## Requirements
Wherever "with" appears in a line, copy that line.
⁂
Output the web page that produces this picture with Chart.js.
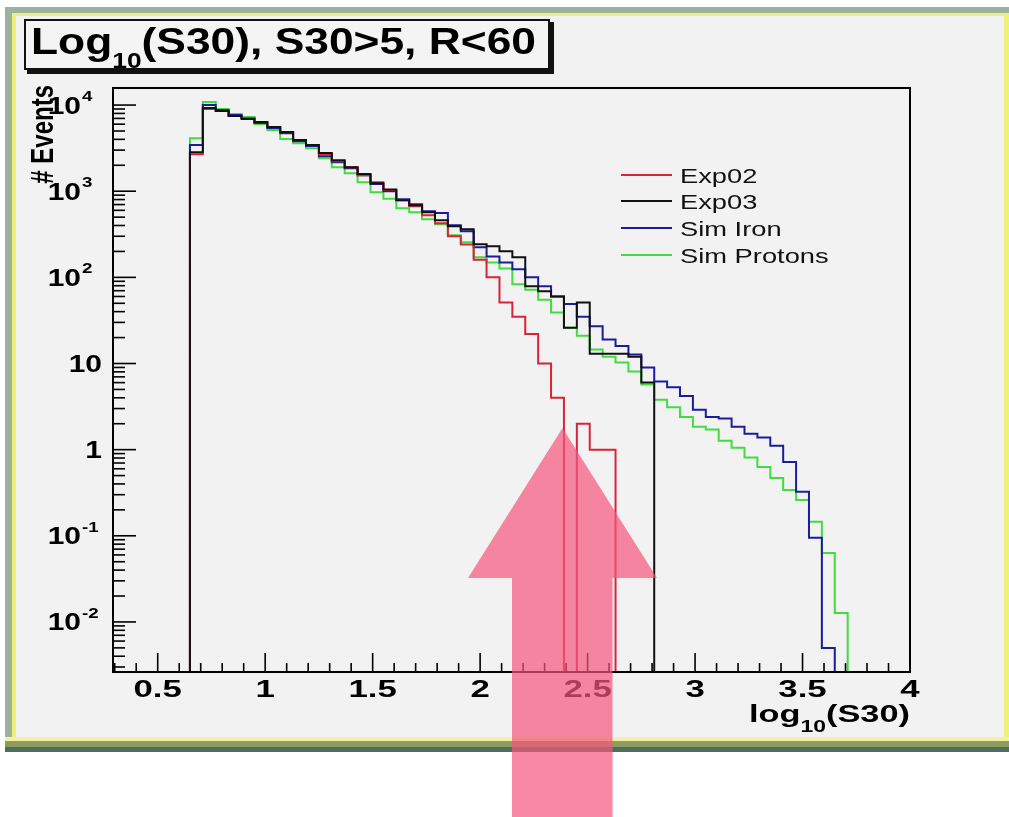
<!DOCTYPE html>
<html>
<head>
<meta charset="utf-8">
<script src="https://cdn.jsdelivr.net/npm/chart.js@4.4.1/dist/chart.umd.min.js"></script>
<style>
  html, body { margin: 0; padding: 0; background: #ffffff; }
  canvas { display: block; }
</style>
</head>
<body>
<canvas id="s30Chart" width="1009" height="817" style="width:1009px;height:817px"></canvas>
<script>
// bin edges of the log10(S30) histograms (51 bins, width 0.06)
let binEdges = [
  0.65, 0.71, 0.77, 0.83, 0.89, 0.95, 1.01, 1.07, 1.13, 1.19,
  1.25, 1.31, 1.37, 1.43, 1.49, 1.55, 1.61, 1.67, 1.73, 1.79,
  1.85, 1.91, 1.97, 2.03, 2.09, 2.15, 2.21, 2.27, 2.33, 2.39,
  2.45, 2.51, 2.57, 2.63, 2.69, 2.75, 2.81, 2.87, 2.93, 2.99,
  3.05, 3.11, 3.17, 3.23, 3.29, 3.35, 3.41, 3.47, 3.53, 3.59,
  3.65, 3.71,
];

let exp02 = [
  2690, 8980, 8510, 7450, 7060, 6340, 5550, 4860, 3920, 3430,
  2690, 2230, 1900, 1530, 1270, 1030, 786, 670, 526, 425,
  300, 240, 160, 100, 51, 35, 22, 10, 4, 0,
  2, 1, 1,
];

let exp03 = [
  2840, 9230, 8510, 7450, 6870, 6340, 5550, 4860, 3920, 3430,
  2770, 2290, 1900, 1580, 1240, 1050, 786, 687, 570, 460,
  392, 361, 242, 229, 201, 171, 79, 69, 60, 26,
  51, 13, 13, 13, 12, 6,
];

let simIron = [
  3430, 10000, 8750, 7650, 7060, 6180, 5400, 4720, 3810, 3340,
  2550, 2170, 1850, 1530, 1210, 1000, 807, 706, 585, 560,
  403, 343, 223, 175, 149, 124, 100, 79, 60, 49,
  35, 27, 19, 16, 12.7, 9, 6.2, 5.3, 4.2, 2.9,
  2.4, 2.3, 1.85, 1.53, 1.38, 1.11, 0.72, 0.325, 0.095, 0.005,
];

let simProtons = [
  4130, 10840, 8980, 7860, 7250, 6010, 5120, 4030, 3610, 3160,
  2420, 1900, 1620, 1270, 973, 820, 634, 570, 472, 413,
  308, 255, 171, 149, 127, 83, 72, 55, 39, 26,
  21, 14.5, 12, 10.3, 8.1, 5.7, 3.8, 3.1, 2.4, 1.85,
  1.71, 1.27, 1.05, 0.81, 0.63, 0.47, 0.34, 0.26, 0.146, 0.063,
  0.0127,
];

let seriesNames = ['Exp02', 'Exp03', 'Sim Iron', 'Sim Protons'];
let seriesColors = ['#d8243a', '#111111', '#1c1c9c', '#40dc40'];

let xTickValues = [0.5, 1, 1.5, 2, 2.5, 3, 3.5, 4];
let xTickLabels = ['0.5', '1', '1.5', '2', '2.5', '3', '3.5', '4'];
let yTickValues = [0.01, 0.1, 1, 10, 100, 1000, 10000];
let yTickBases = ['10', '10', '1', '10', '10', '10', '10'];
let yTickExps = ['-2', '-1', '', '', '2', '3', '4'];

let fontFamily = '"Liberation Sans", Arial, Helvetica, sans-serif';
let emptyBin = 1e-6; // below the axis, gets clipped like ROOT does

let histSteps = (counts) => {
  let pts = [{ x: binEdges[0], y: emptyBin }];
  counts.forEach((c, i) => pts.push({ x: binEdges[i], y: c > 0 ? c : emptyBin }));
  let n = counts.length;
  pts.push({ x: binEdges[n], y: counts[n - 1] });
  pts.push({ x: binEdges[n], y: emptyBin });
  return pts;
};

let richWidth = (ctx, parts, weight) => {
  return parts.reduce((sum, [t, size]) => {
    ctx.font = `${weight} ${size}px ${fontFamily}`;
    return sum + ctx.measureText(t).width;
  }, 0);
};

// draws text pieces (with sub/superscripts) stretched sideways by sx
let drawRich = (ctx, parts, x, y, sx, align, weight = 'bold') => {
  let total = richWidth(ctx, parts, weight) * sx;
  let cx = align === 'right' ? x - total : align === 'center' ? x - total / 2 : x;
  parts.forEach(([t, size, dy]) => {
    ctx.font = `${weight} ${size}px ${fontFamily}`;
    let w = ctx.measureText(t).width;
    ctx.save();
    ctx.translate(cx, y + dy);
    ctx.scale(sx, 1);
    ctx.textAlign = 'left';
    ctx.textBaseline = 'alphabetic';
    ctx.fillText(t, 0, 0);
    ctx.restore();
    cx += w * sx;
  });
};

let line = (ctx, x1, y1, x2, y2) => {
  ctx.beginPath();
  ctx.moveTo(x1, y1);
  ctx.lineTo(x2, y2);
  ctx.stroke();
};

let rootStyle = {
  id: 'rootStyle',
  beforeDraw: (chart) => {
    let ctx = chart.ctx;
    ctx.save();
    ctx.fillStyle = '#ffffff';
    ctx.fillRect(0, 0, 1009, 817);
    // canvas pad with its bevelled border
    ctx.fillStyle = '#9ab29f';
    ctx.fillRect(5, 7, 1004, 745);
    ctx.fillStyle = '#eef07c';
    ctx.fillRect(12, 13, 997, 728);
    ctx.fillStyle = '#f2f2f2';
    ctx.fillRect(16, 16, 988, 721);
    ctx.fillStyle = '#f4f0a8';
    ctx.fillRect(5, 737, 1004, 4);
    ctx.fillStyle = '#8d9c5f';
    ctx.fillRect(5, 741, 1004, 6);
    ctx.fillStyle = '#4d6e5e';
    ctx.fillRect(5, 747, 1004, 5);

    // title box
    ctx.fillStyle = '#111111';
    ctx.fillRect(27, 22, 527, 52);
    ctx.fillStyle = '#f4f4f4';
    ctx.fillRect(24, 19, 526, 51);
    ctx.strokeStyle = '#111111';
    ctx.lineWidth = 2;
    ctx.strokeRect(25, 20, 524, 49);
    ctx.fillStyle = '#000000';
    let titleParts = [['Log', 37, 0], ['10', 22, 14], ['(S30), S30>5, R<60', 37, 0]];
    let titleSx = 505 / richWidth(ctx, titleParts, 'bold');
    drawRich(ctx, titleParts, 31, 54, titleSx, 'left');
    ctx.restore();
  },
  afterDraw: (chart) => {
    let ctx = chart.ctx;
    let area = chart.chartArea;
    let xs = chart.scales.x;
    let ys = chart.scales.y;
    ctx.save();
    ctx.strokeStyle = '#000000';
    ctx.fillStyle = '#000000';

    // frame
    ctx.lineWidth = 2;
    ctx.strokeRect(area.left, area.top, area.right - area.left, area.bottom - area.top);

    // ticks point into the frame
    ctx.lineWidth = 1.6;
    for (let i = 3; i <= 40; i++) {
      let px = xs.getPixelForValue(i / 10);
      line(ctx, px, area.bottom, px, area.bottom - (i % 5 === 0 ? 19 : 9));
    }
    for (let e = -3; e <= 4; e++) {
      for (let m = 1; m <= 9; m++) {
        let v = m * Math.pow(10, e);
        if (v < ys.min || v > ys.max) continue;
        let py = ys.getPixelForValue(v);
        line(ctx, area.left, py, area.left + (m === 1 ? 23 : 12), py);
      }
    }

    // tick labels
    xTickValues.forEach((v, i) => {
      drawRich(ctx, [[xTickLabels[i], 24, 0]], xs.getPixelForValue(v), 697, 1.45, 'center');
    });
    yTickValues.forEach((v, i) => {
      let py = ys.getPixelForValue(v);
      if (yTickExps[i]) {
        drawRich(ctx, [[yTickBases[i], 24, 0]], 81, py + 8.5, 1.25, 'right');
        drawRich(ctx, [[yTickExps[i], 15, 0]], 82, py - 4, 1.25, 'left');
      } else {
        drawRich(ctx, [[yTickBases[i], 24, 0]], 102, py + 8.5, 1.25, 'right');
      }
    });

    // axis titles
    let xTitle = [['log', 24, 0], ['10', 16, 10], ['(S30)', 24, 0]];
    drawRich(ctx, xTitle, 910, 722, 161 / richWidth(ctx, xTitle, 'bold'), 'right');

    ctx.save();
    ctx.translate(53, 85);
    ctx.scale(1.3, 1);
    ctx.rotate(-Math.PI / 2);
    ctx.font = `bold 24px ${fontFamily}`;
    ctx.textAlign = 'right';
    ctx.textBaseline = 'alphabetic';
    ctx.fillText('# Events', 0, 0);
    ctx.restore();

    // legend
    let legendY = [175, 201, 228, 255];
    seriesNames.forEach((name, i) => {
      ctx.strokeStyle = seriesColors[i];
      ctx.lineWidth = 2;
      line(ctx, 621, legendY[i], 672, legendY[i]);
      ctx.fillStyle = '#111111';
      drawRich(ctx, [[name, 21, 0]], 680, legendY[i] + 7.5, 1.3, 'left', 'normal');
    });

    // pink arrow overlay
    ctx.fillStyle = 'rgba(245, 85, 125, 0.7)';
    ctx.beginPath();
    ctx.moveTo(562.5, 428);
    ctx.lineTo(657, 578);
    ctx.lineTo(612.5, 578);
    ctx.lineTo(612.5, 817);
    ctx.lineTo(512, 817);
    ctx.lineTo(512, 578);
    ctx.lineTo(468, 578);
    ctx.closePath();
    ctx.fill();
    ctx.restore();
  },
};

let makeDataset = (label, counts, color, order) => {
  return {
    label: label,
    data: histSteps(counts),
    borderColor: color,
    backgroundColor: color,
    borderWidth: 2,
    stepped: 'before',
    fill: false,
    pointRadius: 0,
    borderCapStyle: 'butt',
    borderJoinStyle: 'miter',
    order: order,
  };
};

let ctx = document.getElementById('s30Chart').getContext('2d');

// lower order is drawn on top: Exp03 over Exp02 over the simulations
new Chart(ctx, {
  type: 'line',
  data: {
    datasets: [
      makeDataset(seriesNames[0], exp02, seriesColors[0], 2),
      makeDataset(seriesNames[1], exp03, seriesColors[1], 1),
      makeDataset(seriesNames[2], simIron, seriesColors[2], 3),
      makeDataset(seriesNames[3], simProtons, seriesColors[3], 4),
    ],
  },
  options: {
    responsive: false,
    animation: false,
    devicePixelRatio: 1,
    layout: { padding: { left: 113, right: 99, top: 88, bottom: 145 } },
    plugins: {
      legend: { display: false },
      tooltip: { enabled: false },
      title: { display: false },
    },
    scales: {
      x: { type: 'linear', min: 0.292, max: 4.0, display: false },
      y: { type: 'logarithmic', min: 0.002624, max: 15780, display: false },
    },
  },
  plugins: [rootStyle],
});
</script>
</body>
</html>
⁂
## Solution to the problem
Output the web page that produces this picture with Chart.js.
// draws text pieces (with sub/superscripts) stretched sideways by sx
    // canvas pad with its bevelled border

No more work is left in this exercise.